Accumulate’s Key Innovations

Written by Drew Mailen

On May 13, 2022

Factom launched in April 2015, around the same time as Ethereum. When it first became available on exchanges, the Factom token demanded a similar asking price as ETH. Yet, despite media comparisons that may have implied competition, the interactions were positive. Ethereum Founder Vitalik Buterin was asked for his opinion on Factom when it first came online and he peer-reviewed the Factom white paper. 

In the years following, Factom evolved through innovative developments and the buildout of an ecosystem. Factom secured partnerships with the Gates Foundation, the Department of Homeland Security, and the Department of Energy. The momentum surrounding Factom’s launch and the build-out of its core infrastructure is resounding and what was developed has an everlasting legacy to this day. 

Some of Factom’s early core infrastructure is still used across the entire industry.  Factom created the precursor to modern-day SegWit. Factom introduced anchoring transactions onto Layer 1 blockchains and it was the first protocol with a dual-token model. Although Factom’s name will change, the innovations live on.  

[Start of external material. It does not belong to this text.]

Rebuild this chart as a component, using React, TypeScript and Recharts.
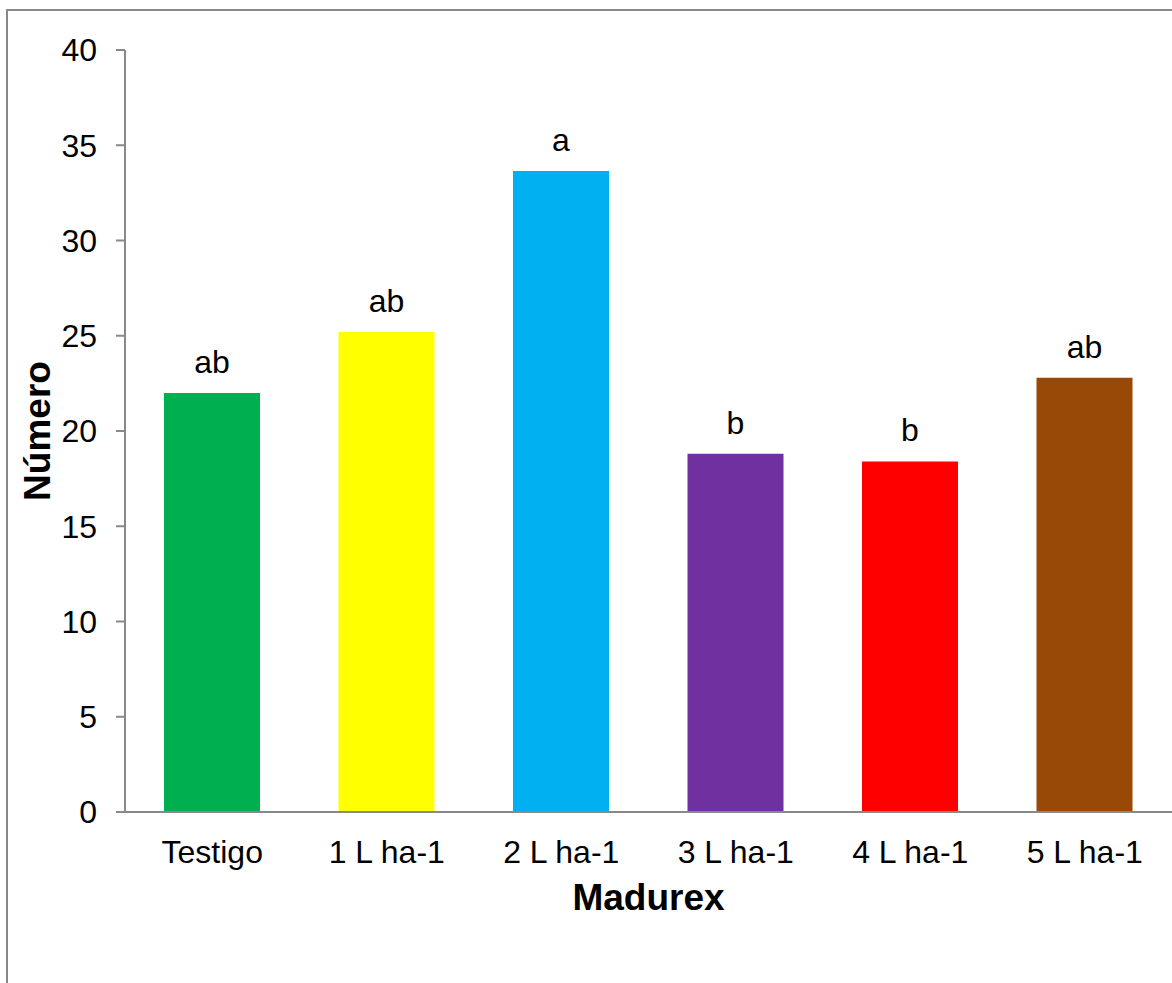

A validator-elected upgrade of the Factom Protocol to Accumulate augments some of Factom’s core features in an entirely new architecture that addresses new use cases across various industries. Parts of the world-class engineering group from Factom continue to work on Accumulate with the upcoming hard fork. 

Accumulate includes several key innovations.

Accumulate Key Innovations: 

  • Identity Paradigm 
  • Parallel Processing 
  • Synthetic Transactions
  • Key Management 
  • Scratch Accounts 

Identity Paradigm: Accumulate has centered its protocol around Accumulate Digital Identities (ADIs). In Bitcoin, transactions are hashed and then put into a Merkle tree. The tree’s hash is put inside a block, and a blockchain is created together with the roots from other tree hashes. ADIs are independent identities that define their own state, and they are treated like independent blockchains.

Each ADI is distributed across Tendermint networks. These networks, referred to as Block Validator Networks (BVNs), enable Accumulate to scale and maintain a high transaction throughput. ADIs are user-friendly and application-friendly, making them an essential addition to the web3 ecosystem.

Parallel Processing: Every Accumulate ADI is assigned to a BVN. Every BVN is a network of Tendermint nodes, and each BVN can process transactions for thousands of accounts. If a greater scale for the network is needed, then more BVNs can be added. At launch, Accumulate can handle about 75,000 TPS. However, Accumulate can scale to millions of TPS by adding more BVNs. The end result of parallel processing is fast transaction finality and short block times.

Synthetic Transactions: Transactions generated by the protocol in response to user-generated transactions are referred to as synthetic transactions. These transactions are sent to the BVN that manages the destination ADI after it leaves the source ADI. A synthetic transaction is sent each time ADIs interact with another ADI. An ADI doesn’t have to query a BVN node to verify the balance of an ADI; this fact allows the network to be indefinitely scalable.  

Every ADI has its own state and is its own blockchain, a layout that makes Accumulate sharded by design. Transactions routed to an ADI must be processed independently of other ADIs in a network. Communication between BVNs becomes tough to manage due to coordination issues when multiple ADIs are involved in a transaction. Accumulate’s solution is to self-generate additional transactions that perform settlement within an ADI, thus improving the communication scenario. 

Scratch Accounts: This is a way to compress data by limiting the data’s availability. If an ADI’s owner creates a Scratch Account, all the transaction hashes belonging to the account will be pruned at 2-week intervals (unless the owner decides to store the data off-chain). While transaction hashes are pruned, the root hashes are saved on-chain. These accounts provide validation proof without putting too much stress on the blockchain. Scratch Accounts ultimately reduce the cost of using the blockchain for consensus building.

Key Management: Commonly, an organization’s personnel has a hierarchy of different levels of capabilities, access levels, and administrative privileges. A Key Book is a set of Key Pages that are structured by priority, and a Key Page outlines what keys are required to validate a transaction. Accumulate can reproduce this common corporate framework on a blockchain using ADIs with Key Books to define access control. Key Books define these capabilities and access control, such as which ADI in an organization’s Key Book has password changing capability or which ADI has certain decision-making authority.